>> start Entries shown

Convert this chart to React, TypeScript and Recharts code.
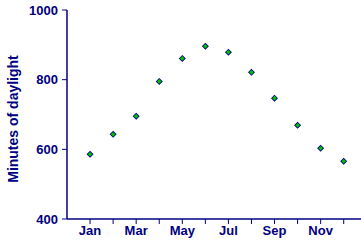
import React from "react";
import { ScatterChart, Scatter, XAxis, YAxis } from "recharts";

const months = ["Jan", "Feb", "Mar", "Apr", "May", "Jun", "Jul", "Aug", "Sep", "Oct", "Nov", "Dec"];
const minutes = [586, 643, 695, 795, 861, 896, 879, 821, 747, 669, 603, 566];
const yTicks = [400, 600, 800, 1000];

const data = months.map((m, i) => ({ idx: i + 1, month: m, minutes: minutes[i] }));

const NAVY = "#000080";
const GREEN = "#00c000";
const FONT = "Arial, 'Liberation Sans', sans-serif";

const Diamond = (props: any) => {
  const { cx, cy } = props;
  if (cx == null || cy == null) return null;
  const r = 3.5;
  const r2 = 2.3;
  return (
    <g>
      <polygon points={`${cx},${cy - r} ${cx + r},${cy} ${cx},${cy + r} ${cx - r},${cy}`} fill={NAVY} />
      <polygon points={`${cx},${cy - r2} ${cx + r2},${cy} ${cx},${cy + r2} ${cx - r2},${cy}`} fill={GREEN} />
    </g>
  );
};

const YLabel = () => (
  <text
    x={13}
    y={119}
    transform="rotate(-90 13 119)"
    textAnchor="middle"
    dominantBaseline="central"
    fill={NAVY}
    fontFamily={FONT}
    fontWeight="bold"
    fontSize={14}
  >
    Minutes of daylight
  </text>
);

export default function App() {
  return (
    <div style={{ position: "absolute", left: 0, top: 0, width: 361, height: 241, background: "#fff" }}>
      <ScatterChart width={361} height={241} margin={{ top: 10, right: 0, bottom: 0, left: 0 }}>
        <XAxis
          dataKey="idx"
          type="number"
          domain={[0, 12.75]}
          ticks={[1, 2, 3, 4, 5, 6, 7, 8, 9, 10, 11, 12]}
          interval={0}
          tickFormatter={(v: number) => (v % 2 === 1 ? months[v - 1] : "")}
          height={22}
          tickSize={5}
          tickMargin={2}
          axisLine={{ stroke: NAVY, strokeWidth: 1.5 }}
          tickLine={{ stroke: NAVY }}
          tick={{ fill: NAVY, fontFamily: FONT, fontWeight: "bold", fontSize: 13 }}
        />
        <YAxis
          dataKey="minutes"
          type="number"
          domain={[400, 1000]}
          ticks={yTicks}
          interval={0}
          width={67}
          tickSize={5}
          tickMargin={4}
          axisLine={{ stroke: NAVY, strokeWidth: 1.5 }}
          tickLine={{ stroke: NAVY }}
          tick={{ fill: NAVY, fontFamily: FONT, fontWeight: "bold", fontSize: 13 }}
          label={<YLabel />}
        />
        <Scatter data={data} shape={<Diamond />} isAnimationActive={false} />
      </ScatterChart>
    </div>
  );
}
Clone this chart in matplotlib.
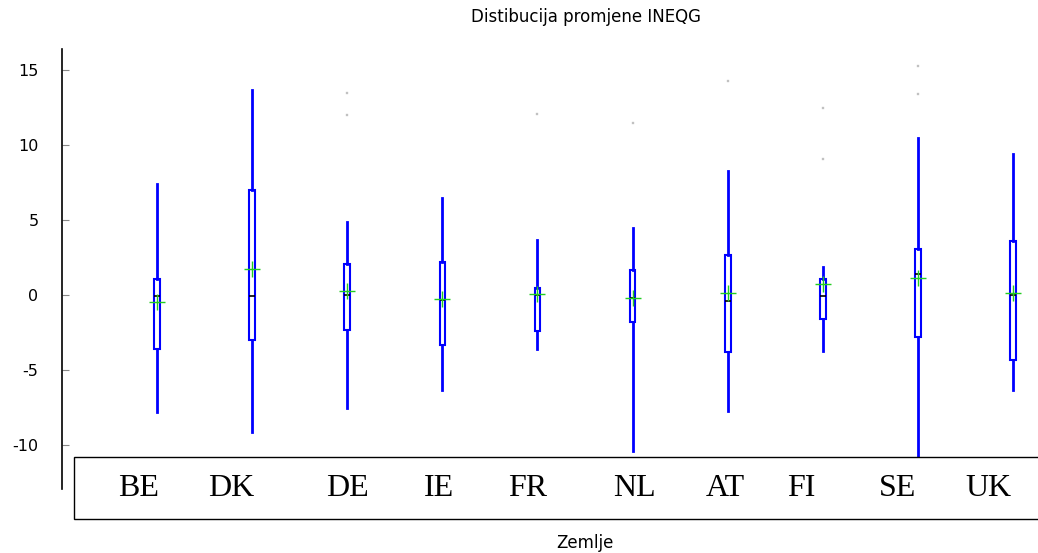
import matplotlib.pyplot as plt
import matplotlib.patches as mpatches

# countries in plot order
countries = ["BE", "DK", "DE", "IE", "FR", "NL", "AT", "FI", "SE", "UK"]

# box statistics
whis_lo = [-7.8, -9.1, -7.5, -6.3, -3.6, -10.4, -7.7, -3.7, -12.5, -6.3]
q1 = [-3.6, -3.0, -2.3, -3.3, -2.4, -1.8, -3.8, -1.6, -2.8, -4.3]
median = [-0.05, -0.05, 0.0, -0.3, 0.0, -0.2, -0.4, -0.07, 1.4, 0.0]
q3 = [1.1, 7.0, 2.1, 2.2, 0.5, 1.7, 2.7, 1.1, 3.1, 3.6]
whis_hi = [7.4, 13.7, 4.9, 6.5, 3.7, 4.5, 8.3, 1.9, 10.5, 9.4]
means = [-0.45, 1.75, 0.3, -0.25, 0.1, -0.2, 0.15, 0.75, 1.15, 0.15]
outliers = [[], [], [13.5, 12.0], [], [12.1], [11.5], [14.3], [12.5, 9.1], [15.3, 13.4], []]

# label positions in the lower box (pixels, as in the reference)
label_x = [139, 231, 347, 439, 528, 634, 725, 801, 898, 988]

W, H = 1038, 553
fig = plt.figure(figsize=(W / 100, H / 100), dpi=100)
ax = fig.add_axes([62 / W, 1 - 489 / H, 1 - 62 / W, (489 - 49) / H])

stats = []
for i in range(len(countries)):
    stats.append(dict(label=countries[i], whislo=whis_lo[i], q1=q1[i], med=median[i],
                      q3=q3[i], whishi=whis_hi[i], mean=means[i], fliers=outliers[i]))

ax.bxp(stats, positions=range(1, len(countries) + 1), widths=0.06,
       showmeans=True, showcaps=False, patch_artist=True,
       boxprops=dict(facecolor="white", edgecolor="#0000ff", linewidth=1.5),
       whiskerprops=dict(color="#0000ff", linewidth=2.0),
       medianprops=dict(color="black", linewidth=1.2),
       meanprops=dict(marker="+", markeredgecolor="#22cc22", markersize=11, markeredgewidth=1.0),
       flierprops=dict(marker="s", markersize=1.5, markerfacecolor="#bbbbbb",
                       markeredgecolor="#cccccc", markeredgewidth=0.3))

ax.set_xlim(0, 10.263)
ax.set_ylim(-12.93, 16.4)
ax.set_yticks([-10, -5, 0, 5, 10, 15])
ax.set_yticklabels(["-10", "-5", "0", "5", "10", "15"], fontsize=11.5, family="DejaVu Sans")
ax.set_xticks([])
ax.tick_params(axis="y", direction="in", length=5, color="#888888", pad=17)
for s in ["top", "right", "bottom"]:
    ax.spines[s].set_visible(False)
ax.spines["left"].set_linewidth(1.2)

# white box with the country names, drawn over the lower part of the plot
rect = mpatches.Rectangle((74 / W, 1 - 519 / H), 1.0, 62 / H, transform=fig.transFigure,
                          facecolor="white", edgecolor="black", linewidth=1.0, zorder=2)
fig.patches.append(rect)
for name, px in zip(countries, label_x):
    fig.text(px / W, 1 - 488 / H, name, ha="center", va="center", fontsize=23,
             family="Liberation Serif", zorder=3)

fig.text(586 / W, 1 - 17 / H, "Distibucija promjene INEQG", ha="center", va="center",
         fontsize=12, family="DejaVu Sans")
fig.text(585 / W, 1 - 543 / H, "Zemlje", ha="center", va="center",
         fontsize=12, family="DejaVu Sans")

plt.savefig("out.png", dpi=100)
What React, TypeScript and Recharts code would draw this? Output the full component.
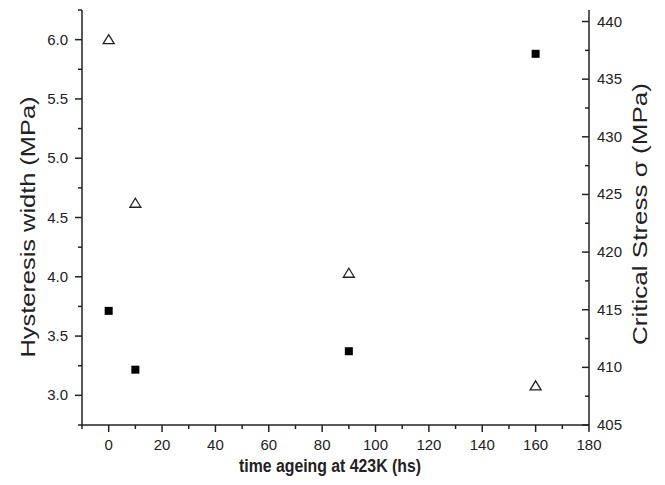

>> end Entries shown

■ Work to be completed: In the listing above, find the line with "Clone this chart in matplotlib." and the line with "q3=q3[i], whishi=whis_hi[i], mean=means[i], fliers=outliers[i]))". Set down both and every line between them, minus the pictures.

■ Written solution:
Clone this chart in matplotlib.
import matplotlib.pyplot as plt
import matplotlib.patches as mpatches

# countries in plot order
countries = ["BE", "DK", "DE", "IE", "FR", "NL", "AT", "FI", "SE", "UK"]

# box statistics
whis_lo = [-7.8, -9.1, -7.5, -6.3, -3.6, -10.4, -7.7, -3.7, -12.5, -6.3]
q1 = [-3.6, -3.0, -2.3, -3.3, -2.4, -1.8, -3.8, -1.6, -2.8, -4.3]
median = [-0.05, -0.05, 0.0, -0.3, 0.0, -0.2, -0.4, -0.07, 1.4, 0.0]
q3 = [1.1, 7.0, 2.1, 2.2, 0.5, 1.7, 2.7, 1.1, 3.1, 3.6]
whis_hi = [7.4, 13.7, 4.9, 6.5, 3.7, 4.5, 8.3, 1.9, 10.5, 9.4]
means = [-0.45, 1.75, 0.3, -0.25, 0.1, -0.2, 0.15, 0.75, 1.15, 0.15]
outliers = [[], [], [13.5, 12.0], [], [12.1], [11.5], [14.3], [12.5, 9.1], [15.3, 13.4], []]

# label positions in the lower box (pixels, as in the reference)
label_x = [139, 231, 347, 439, 528, 634, 725, 801, 898, 988]

W, H = 1038, 553
fig = plt.figure(figsize=(W / 100, H / 100), dpi=100)
ax = fig.add_axes([62 / W, 1 - 489 / H, 1 - 62 / W, (489 - 49) / H])

stats = []
for i in range(len(countries)):
    stats.append(dict(label=countries[i], whislo=whis_lo[i], q1=q1[i], med=median[i],
                      q3=q3[i], whishi=whis_hi[i], mean=means[i], fliers=outliers[i]))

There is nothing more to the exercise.